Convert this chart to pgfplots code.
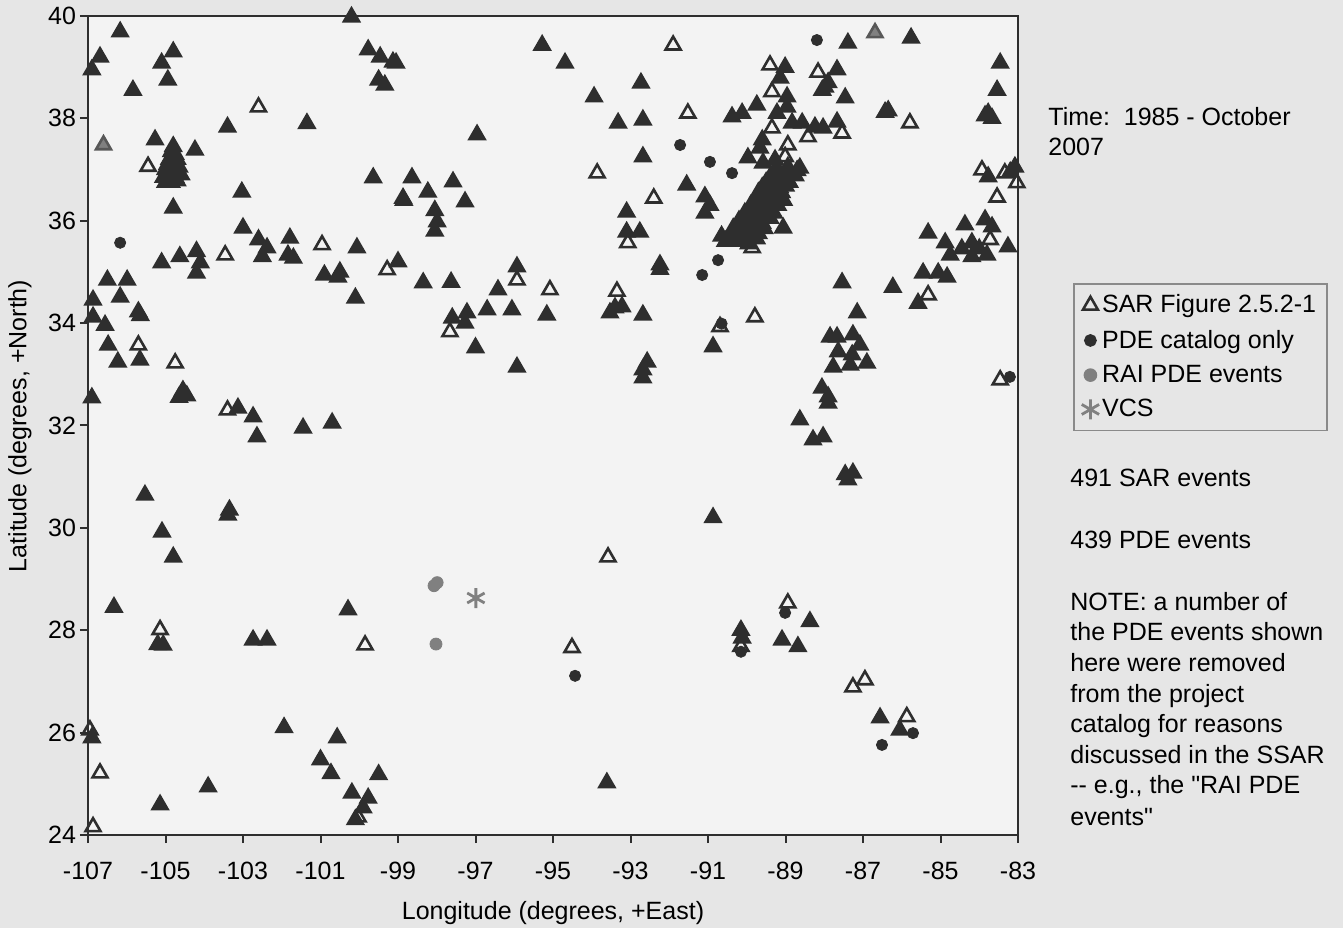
\documentclass[border=0pt]{standalone}
\usepackage{fontspec}
\setmainfont{Liberation Sans}[Ligatures=TeXOff]
\usepackage{pgfplots}
\usepackage{pgfplotstable}
\pgfplotsset{compat=1.18}
\definecolor{pagebg}{HTML}{E6E6E6}
\definecolor{plotbg}{HTML}{F3F3F3}
\definecolor{ink}{HTML}{2E2E2E}
\definecolor{rai}{HTML}{808080}
\definecolor{legline}{HTML}{8A8A8A}
\newcommand{\lbl}{\fontsize{12.5}{15}\selectfont}
\pgfplotsset{
  dotimg/.style={legend image code/.code={\draw[##1] plot coordinates {(0pt,0pt)};}},
}

% SAR events with no PDE match (open triangles)
\pgfplotstableread{
lon lat
-105.45 37.06
-102.60 38.22
-100.96 35.53
-103.46 35.33
-99.28 35.04
-105.70 33.57
-104.75 33.22
-103.40 32.30
-105.14 28.01
-99.85 27.71
-106.95 26.05
-106.69 25.21
-106.87 24.16
-100.03 24.35
-91.90 39.43
-91.52 38.10
-93.86 36.93
-92.40 36.44
-93.07 35.57
-95.93 34.84
-95.08 34.65
-93.35 34.62
-97.66 33.83
-93.58 29.43
-94.51 27.66
-89.40 39.04
-88.16 38.90
-89.35 38.52
-89.35 37.81
-87.54 37.71
-88.42 37.64
-88.94 37.48
-89.01 37.25
-89.86 35.47
-85.79 37.91
-83.93 36.99
-83.34 36.93
-83.03 36.74
-83.54 36.46
-83.72 35.63
-85.32 34.55
-89.79 34.12
-90.69 33.93
-83.46 32.89
-88.94 28.53
-90.15 27.68
-87.26 26.89
-86.95 27.03
-85.87 26.31
}\saronly

% SAR events matched in the PDE catalog (filled triangles)
\pgfplotstableread{
lon lat
-106.17 39.69
-106.69 39.20
-106.90 38.95
-104.80 39.30
-105.10 39.08
-104.94 38.75
-105.84 38.55
-103.40 37.83
-101.35 37.90
-105.27 37.58
-104.24 37.38
-104.80 37.45
-104.85 37.35
-104.75 37.30
-104.90 37.20
-104.70 37.20
-104.95 37.10
-104.80 37.10
-104.65 37.05
-105.00 37.00
-104.85 36.95
-104.70 36.95
-105.05 36.85
-104.90 36.85
-104.75 36.85
-104.60 36.90
-105.00 36.75
-104.85 36.75
-104.70 36.78
-100.20 39.98
-99.77 39.34
-99.46 39.20
-99.13 39.10
-99.05 39.08
-99.50 38.75
-99.34 38.65
-103.03 36.56
-99.64 36.84
-98.87 36.44
-104.80 36.25
-103.00 35.86
-102.60 35.63
-102.38 35.47
-102.50 35.30
-101.79 35.66
-101.84 35.33
-101.70 35.27
-100.06 35.47
-105.10 35.18
-104.63 35.30
-104.20 35.40
-104.10 35.18
-104.20 34.98
-100.90 34.94
-100.50 35.00
-100.55 34.90
-99.00 35.20
-106.50 34.84
-105.99 34.84
-106.87 34.45
-106.17 34.51
-105.70 34.22
-105.65 34.15
-106.87 34.12
-106.56 33.96
-106.48 33.57
-106.23 33.24
-105.66 33.28
-104.55 32.60
-104.65 32.55
-104.45 32.58
-104.55 32.68
-106.90 32.54
-103.13 32.34
-102.74 32.17
-102.64 31.78
-101.45 31.95
-100.70 32.05
-100.10 34.49
-105.53 30.64
-103.39 30.25
-103.35 30.35
-105.09 29.92
-104.80 29.43
-106.33 28.45
-105.06 27.71
-105.20 27.72
-102.74 27.81
-102.38 27.81
-100.29 28.40
-106.90 25.90
-105.14 24.59
-103.90 24.94
-101.94 26.10
-100.57 25.90
-101.00 25.47
-100.73 25.20
-100.19 24.82
-99.77 24.72
-99.90 24.53
-100.10 24.30
-99.50 25.18
-95.28 39.43
-94.69 39.08
-92.73 38.69
-93.94 38.42
-93.32 37.91
-92.68 37.97
-92.68 37.25
-96.96 37.68
-98.64 36.84
-97.58 36.76
-98.23 36.56
-98.85 36.40
-97.27 36.37
-98.05 36.20
-97.99 35.98
-98.05 35.80
-91.55 36.70
-91.08 36.47
-91.08 36.15
-90.95 36.30
-93.10 36.17
-93.10 35.78
-92.76 35.78
-92.24 35.14
-92.24 35.05
-98.35 34.79
-97.63 34.80
-95.93 35.10
-96.42 34.65
-93.40 34.30
-93.22 34.32
-93.53 34.20
-92.68 34.16
-97.60 34.10
-97.22 34.20
-97.27 34.00
-96.70 34.26
-96.06 34.26
-95.16 34.16
-97.00 33.52
-95.93 33.14
-92.57 33.24
-92.68 33.09
-92.68 32.93
-90.87 33.54
-90.87 30.20
-93.61 25.02
-87.39 39.47
-85.76 39.57
-83.46 39.08
-83.54 38.55
-83.77 38.10
-83.67 38.00
-83.85 38.05
-86.43 38.12
-86.35 38.15
-89.01 39.00
-89.14 38.79
-87.67 38.95
-87.98 38.61
-87.90 38.70
-88.05 38.55
-87.46 38.40
-88.96 38.42
-88.96 38.22
-89.74 38.26
-90.38 38.03
-90.12 38.10
-89.22 38.10
-88.83 37.91
-88.57 37.91
-88.24 37.83
-88.03 37.81
-87.67 37.93
-89.60 37.58
-89.66 37.42
-89.97 37.23
-89.58 37.13
-89.27 37.19
-88.94 37.05
-88.63 37.03
-89.22 36.86
-88.88 36.90
-90.55 35.60
-90.45 35.65
-90.35 35.62
-90.30 35.72
-90.20 35.70
-90.15 35.80
-90.05 35.78
-90.00 35.90
-89.90 35.85
-89.85 35.95
-89.80 36.05
-89.70 36.00
-89.65 36.12
-89.60 36.20
-89.55 36.10
-89.50 36.30
-89.45 36.22
-89.42 36.40
-89.35 36.35
-89.30 36.50
-89.25 36.45
-89.20 36.58
-89.15 36.65
-89.10 36.55
-89.05 36.72
-89.00 36.68
-88.95 36.80
-88.90 36.75
-88.85 36.90
-88.75 36.88
-88.70 36.98
-89.55 36.45
-89.65 36.35
-89.75 36.25
-89.45 36.55
-89.35 36.65
-89.95 36.10
-89.85 36.20
-89.55 35.85
-89.70 35.75
-90.10 35.60
-89.95 35.55
-89.80 36.40
-89.70 36.55
-89.60 36.65
-89.50 36.75
-89.40 36.85
-89.90 36.30
-90.05 36.15
-90.20 36.00
-90.35 35.85
-89.30 36.95
-89.20 37.00
-89.40 36.05
-89.30 36.15
-89.20 36.30
-89.05 36.40
-89.60 35.95
-89.75 35.65
-90.40 35.75
-90.65 35.70
-89.06 35.86
-85.32 35.76
-84.88 35.57
-84.75 35.33
-84.37 35.92
-84.19 35.57
-84.19 35.30
-83.85 36.02
-83.67 35.88
-83.80 35.33
-83.26 35.49
-84.00 35.45
-84.45 35.45
-83.77 36.86
-83.08 37.05
-83.20 36.95
-85.45 34.98
-85.06 34.98
-84.83 34.90
-87.54 34.79
-86.23 34.70
-85.58 34.39
-87.15 34.20
-87.85 33.73
-87.67 33.73
-87.26 33.77
-87.08 33.57
-87.64 33.44
-87.28 33.38
-86.90 33.22
-87.77 33.14
-87.33 33.18
-88.06 32.73
-87.90 32.56
-87.90 32.44
-88.63 32.11
-88.29 31.72
-88.03 31.78
-87.46 31.04
-87.26 31.07
-87.39 30.94
-88.37 28.17
-90.15 28.00
-90.12 27.85
-89.09 27.81
-88.68 27.68
-86.56 26.29
-86.05 26.05
}\matched

% PDE catalog only
\pgfplotstableread{
lon lat
-106.17 35.57
-91.72 37.48
-90.95 37.15
-90.38 36.93
-91.15 34.94
-90.74 35.23
-88.19 39.53
-94.43 27.11
-83.21 32.95
-89.01 28.34
-90.15 27.58
-85.71 25.99
-86.51 25.76
-90.65 33.99
}\pdeonly

% RAI PDE events
\pgfplotstableread{
lon lat
-98.07 28.87
-97.99 28.93
-98.02 27.73
}\raipde

% SAR events that carry an RAI PDE dot
\pgfplotstableread{
lon lat
-106.60 37.48
-86.69 39.67
}\raisar

\begin{document}
\begin{tikzpicture}
\fill[pagebg] (0,0) rectangle (671.5pt,464pt);
\begin{axis}[
  at={(44pt,46.5pt)}, anchor=south west,
  scale only axis, width=465pt, height=409.5pt,
  xmin=-107, xmax=-83, ymin=24, ymax=40,
  clip=false,
  axis background/.style={fill=plotbg},
  axis line style={draw=ink, line width=1.3pt},
  xtick={-107,-105,...,-83},
  xticklabels={-107,-105,-103,-101,-99,-97,-95,-93,-91,-89,-87,-85,-83},
  ytick={24,26,...,40},
  yticklabels={24,26,28,30,32,34,36,38,40},
  tick align=outside, xtick pos=bottom, ytick pos=left,
  major tick length=4pt,
  tick style={draw=ink, line width=1pt},
  tick label style={font=\lbl, text=black},
  xticklabel style={yshift=-6pt},
  yticklabel style={xshift=1.5pt},
  dotimg,
  legend style={at={(1.0591,0.674)}, anchor=north west, draw=legline,
    line width=0.8pt, fill=none, font=\lbl, text=black,
    row sep=4pt, inner xsep=4pt, inner ysep=4pt,
    nodes={inner sep=1.5pt}},
  legend cell align=left,
]
\addplot[only marks, mark=triangle, mark size=4.3pt, draw=ink, line width=1.3pt]
  table[x=lon, y=lat] {\saronly};
\addlegendentry{SAR Figure 2.5.2-1}
\addplot[only marks, mark=*, mark size=2.8pt, draw=ink, fill=ink]
  table[x=lon, y=lat] {\pdeonly};
\addlegendentry{PDE catalog only}
\addplot[only marks, mark=*, mark size=3pt, draw=rai, fill=rai]
  table[x=lon, y=lat] {\raipde};
\addlegendentry{RAI PDE events}
\addplot[only marks, mark=asterisk, mark size=5pt, draw=rai, line width=1.4pt]
  coordinates {(-96.99,28.63)};
\addlegendentry{VCS}
\addplot[forget plot, only marks, mark=triangle*, mark size=4.3pt, draw=ink, fill=ink, line width=1.3pt]
  table[x=lon, y=lat] {\matched};
\addplot[forget plot, only marks, mark=triangle*, mark size=4.3pt, draw=ink!80, fill=rai, line width=1.3pt]
  table[x=lon, y=lat] {\raisar};
\end{axis}
\node[font=\lbl, anchor=center] at (276.5pt,7.5pt) {Longitude (degrees, +East)};
\node[font=\lbl, anchor=center, rotate=90] at (10pt,251pt) {Latitude (degrees, +North)};
\begin{scope}[every node/.style={font=\lbl, anchor=base west, inner sep=0pt}]
\node at (524pt,401pt) {Time:\ \ 1985 - October};
\node at (524pt,386pt) {2007};
\node at (535pt,220.5pt) {491 SAR events};
\node at (535pt,189.5pt) {439 PDE events};
\node at (535pt,158.5pt) {NOTE: a number of};
\node at (535pt,143.5pt) {the PDE events shown};
\node at (535pt,128pt) {here were removed};
\node at (535pt,113pt) {from the project};
\node at (535pt,97.5pt) {catalog for reasons};
\node at (535pt,82.5pt) {discussed in the SSAR};
\node at (535pt,67pt) {-- e.g., the "RAI PDE};
\node at (535pt,51.5pt) {events"};
\end{scope}
\end{tikzpicture}
\end{document}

──────────

State how many lines of the listing above include the word "code". Give nothing but the number.

#### Solution to the problem:
2